### What needs to be done
Will you write out the data exactly, excluding every picture?

::::::::

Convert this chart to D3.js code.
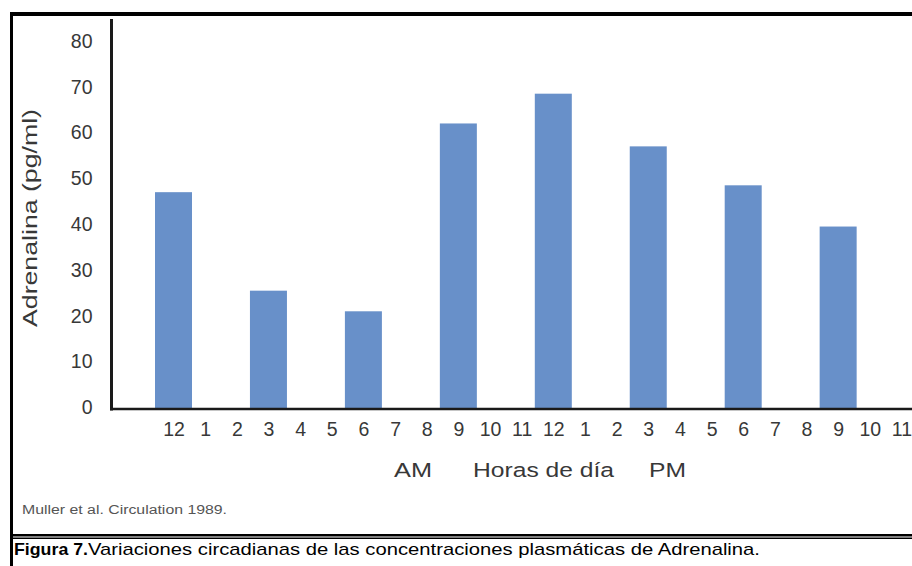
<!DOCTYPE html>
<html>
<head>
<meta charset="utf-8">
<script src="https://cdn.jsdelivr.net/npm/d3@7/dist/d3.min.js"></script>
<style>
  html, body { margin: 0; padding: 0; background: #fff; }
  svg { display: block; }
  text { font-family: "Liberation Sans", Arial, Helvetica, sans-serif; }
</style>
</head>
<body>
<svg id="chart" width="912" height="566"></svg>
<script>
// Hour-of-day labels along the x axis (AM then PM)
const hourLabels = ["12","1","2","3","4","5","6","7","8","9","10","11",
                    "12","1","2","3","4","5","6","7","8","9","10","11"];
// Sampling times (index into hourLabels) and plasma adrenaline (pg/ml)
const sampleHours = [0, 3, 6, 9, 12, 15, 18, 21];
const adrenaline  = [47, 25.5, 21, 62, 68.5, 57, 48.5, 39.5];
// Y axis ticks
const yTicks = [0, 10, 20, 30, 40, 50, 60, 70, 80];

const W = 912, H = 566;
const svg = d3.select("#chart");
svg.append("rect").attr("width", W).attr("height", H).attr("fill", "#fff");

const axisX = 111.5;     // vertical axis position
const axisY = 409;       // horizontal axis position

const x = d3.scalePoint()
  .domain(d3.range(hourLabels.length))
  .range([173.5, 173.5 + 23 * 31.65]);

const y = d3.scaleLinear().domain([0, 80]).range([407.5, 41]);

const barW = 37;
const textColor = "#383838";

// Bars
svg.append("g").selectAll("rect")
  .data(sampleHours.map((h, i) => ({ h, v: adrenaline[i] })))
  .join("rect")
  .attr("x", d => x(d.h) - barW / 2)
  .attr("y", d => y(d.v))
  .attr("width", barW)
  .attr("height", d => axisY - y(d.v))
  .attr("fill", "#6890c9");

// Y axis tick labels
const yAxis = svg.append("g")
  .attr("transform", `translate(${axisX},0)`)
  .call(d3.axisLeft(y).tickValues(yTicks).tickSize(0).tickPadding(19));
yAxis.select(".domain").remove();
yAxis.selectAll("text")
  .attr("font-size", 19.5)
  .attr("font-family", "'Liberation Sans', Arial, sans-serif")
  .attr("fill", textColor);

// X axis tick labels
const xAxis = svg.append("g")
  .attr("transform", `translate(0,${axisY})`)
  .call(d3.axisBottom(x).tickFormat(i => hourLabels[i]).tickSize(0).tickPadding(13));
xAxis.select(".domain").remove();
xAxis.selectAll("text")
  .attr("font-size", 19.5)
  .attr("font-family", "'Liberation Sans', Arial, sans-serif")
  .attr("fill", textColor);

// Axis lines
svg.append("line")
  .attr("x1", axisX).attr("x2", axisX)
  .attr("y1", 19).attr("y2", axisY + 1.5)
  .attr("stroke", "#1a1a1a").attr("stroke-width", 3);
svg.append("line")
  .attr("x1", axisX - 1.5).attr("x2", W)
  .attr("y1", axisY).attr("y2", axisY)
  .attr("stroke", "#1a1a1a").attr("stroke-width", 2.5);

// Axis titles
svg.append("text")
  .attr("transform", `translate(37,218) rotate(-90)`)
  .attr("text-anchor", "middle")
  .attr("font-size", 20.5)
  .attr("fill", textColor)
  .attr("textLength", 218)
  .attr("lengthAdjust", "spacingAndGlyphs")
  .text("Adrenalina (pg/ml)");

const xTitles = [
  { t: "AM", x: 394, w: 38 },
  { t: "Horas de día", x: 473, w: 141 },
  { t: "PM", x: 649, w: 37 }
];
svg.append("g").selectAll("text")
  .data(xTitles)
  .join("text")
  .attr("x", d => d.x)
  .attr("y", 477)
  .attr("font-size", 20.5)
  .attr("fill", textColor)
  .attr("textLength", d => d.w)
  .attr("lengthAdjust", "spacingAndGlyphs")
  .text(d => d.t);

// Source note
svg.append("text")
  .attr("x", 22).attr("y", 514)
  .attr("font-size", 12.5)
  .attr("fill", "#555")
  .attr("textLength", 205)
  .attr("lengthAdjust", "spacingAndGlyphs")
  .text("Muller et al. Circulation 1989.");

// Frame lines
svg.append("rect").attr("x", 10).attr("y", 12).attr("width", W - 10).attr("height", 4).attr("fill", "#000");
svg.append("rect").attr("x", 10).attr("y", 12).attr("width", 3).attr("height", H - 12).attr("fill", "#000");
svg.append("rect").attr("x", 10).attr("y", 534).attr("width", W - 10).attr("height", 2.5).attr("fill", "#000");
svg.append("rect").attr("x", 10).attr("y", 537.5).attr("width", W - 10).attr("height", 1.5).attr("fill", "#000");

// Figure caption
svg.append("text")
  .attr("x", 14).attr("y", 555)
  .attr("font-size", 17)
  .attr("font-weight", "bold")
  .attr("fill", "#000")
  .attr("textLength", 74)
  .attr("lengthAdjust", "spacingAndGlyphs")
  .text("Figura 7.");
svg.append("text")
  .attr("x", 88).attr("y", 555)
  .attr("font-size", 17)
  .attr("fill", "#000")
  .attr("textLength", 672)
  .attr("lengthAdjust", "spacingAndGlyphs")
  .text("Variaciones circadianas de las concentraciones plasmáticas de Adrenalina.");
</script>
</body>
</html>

::::::::

### Answer for this exercise
Convert this chart to D3.js code.
<!DOCTYPE html>
<html>
<head>
<meta charset="utf-8">
<script src="https://cdn.jsdelivr.net/npm/d3@7/dist/d3.min.js"></script>
<style>
  html, body { margin: 0; padding: 0; background: #fff; }
  svg { display: block; }
  text { font-family: "Liberation Sans", Arial, Helvetica, sans-serif; }
</style>
</head>
<body>
<svg id="chart" width="912" height="566"></svg>
<script>
// Hour-of-day labels along the x axis (AM then PM)
const hourLabels = ["12","1","2","3","4","5","6","7","8","9","10","11",
                    "12","1","2","3","4","5","6","7","8","9","10","11"];
// Sampling times (index into hourLabels) and plasma adrenaline (pg/ml)
const sampleHours = [0, 3, 6, 9, 12, 15, 18, 21];
const adrenaline  = [47, 25.5, 21, 62, 68.5, 57, 48.5, 39.5];
// Y axis ticks
const yTicks = [0, 10, 20, 30, 40, 50, 60, 70, 80];

const W = 912, H = 566;
const svg = d3.select("#chart");
svg.append("rect").attr("width", W).attr("height", H).attr("fill", "#fff");

const axisX = 111.5;     // vertical axis position
const axisY = 409;       // horizontal axis position

const x = d3.scalePoint()
  .domain(d3.range(hourLabels.length))
  .range([173.5, 173.5 + 23 * 31.65]);

const y = d3.scaleLinear().domain([0, 80]).range([407.5, 41]);

const barW = 37;
const textColor = "#383838";

// Bars
svg.append("g").selectAll("rect")
  .data(sampleHours.map((h, i) => ({ h, v: adrenaline[i] })))
  .join("rect")
  .attr("x", d => x(d.h) - barW / 2)
  .attr("y", d => y(d.v))
  .attr("width", barW)
  .attr("height", d => axisY - y(d.v))
  .attr("fill", "#6890c9");

// Y axis tick labels
const yAxis = svg.append("g")
  .attr("transform", `translate(${axisX},0)`)
  .call(d3.axisLeft(y).tickValues(yTicks).tickSize(0).tickPadding(19));
yAxis.select(".domain").remove();
yAxis.selectAll("text")
  .attr("font-size", 19.5)
  .attr("font-family", "'Liberation Sans', Arial, sans-serif")
  .attr("fill", textColor);

// X axis tick labels
const xAxis = svg.append("g")
  .attr("transform", `translate(0,${axisY})`)
  .call(d3.axisBottom(x).tickFormat(i => hourLabels[i]).tickSize(0).tickPadding(13));
xAxis.select(".domain").remove();
xAxis.selectAll("text")
  .attr("font-size", 19.5)
  .attr("font-family", "'Liberation Sans', Arial, sans-serif")
  .attr("fill", textColor);

// Axis lines
svg.append("line")
  .attr("x1", axisX).attr("x2", axisX)
  .attr("y1", 19).attr("y2", axisY + 1.5)
  .attr("stroke", "#1a1a1a").attr("stroke-width", 3);
svg.append("line")
  .attr("x1", axisX - 1.5).attr("x2", W)
  .attr("y1", axisY).attr("y2", axisY)
  .attr("stroke", "#1a1a1a").attr("stroke-width", 2.5);

// Axis titles
svg.append("text")
  .attr("transform", `translate(37,218) rotate(-90)`)
  .attr("text-anchor", "middle")
  .attr("font-size", 20.5)
  .attr("fill", textColor)
  .attr("textLength", 218)
  .attr("lengthAdjust", "spacingAndGlyphs")
  .text("Adrenalina (pg/ml)");

const xTitles = [
  { t: "AM", x: 394, w: 38 },
  { t: "Horas de día", x: 473, w: 141 },
  { t: "PM", x: 649, w: 37 }
];
svg.append("g").selectAll("text")
  .data(xTitles)
  .join("text")
  .attr("x", d => d.x)
  .attr("y", 477)
  .attr("font-size", 20.5)
  .attr("fill", textColor)
  .attr("textLength", d => d.w)
  .attr("lengthAdjust", "spacingAndGlyphs")
  .text(d => d.t);

// Source note
svg.append("text")
  .attr("x", 22).attr("y", 514)
  .attr("font-size", 12.5)
  .attr("fill", "#555")
  .attr("textLength", 205)
  .attr("lengthAdjust", "spacingAndGlyphs")
  .text("Muller et al. Circulation 1989.");

// Frame lines
svg.append("rect").attr("x", 10).attr("y", 12).attr("width", W - 10).attr("height", 4).attr("fill", "#000");
svg.append("rect").attr("x", 10).attr("y", 12).attr("width", 3).attr("height", H - 12).attr("fill", "#000");
svg.append("rect").attr("x", 10).attr("y", 534).attr("width", W - 10).attr("height", 2.5).attr("fill", "#000");
svg.append("rect").attr("x", 10).attr("y", 537.5).attr("width", W - 10).attr("height", 1.5).attr("fill", "#000");

// Figure caption
svg.append("text")
  .attr("x", 14).attr("y", 555)
  .attr("font-size", 17)
  .attr("font-weight", "bold")
  .attr("fill", "#000")
  .attr("textLength", 74)
  .attr("lengthAdjust", "spacingAndGlyphs")
  .text("Figura 7.");
svg.append("text")
  .attr("x", 88).attr("y", 555)
  .attr("font-size", 17)
  .attr("fill", "#000")
  .attr("textLength", 672)
  .attr("lengthAdjust", "spacingAndGlyphs")
  .text("Variaciones circadianas de las concentraciones plasmáticas de Adrenalina.");
</script>
</body>
</html>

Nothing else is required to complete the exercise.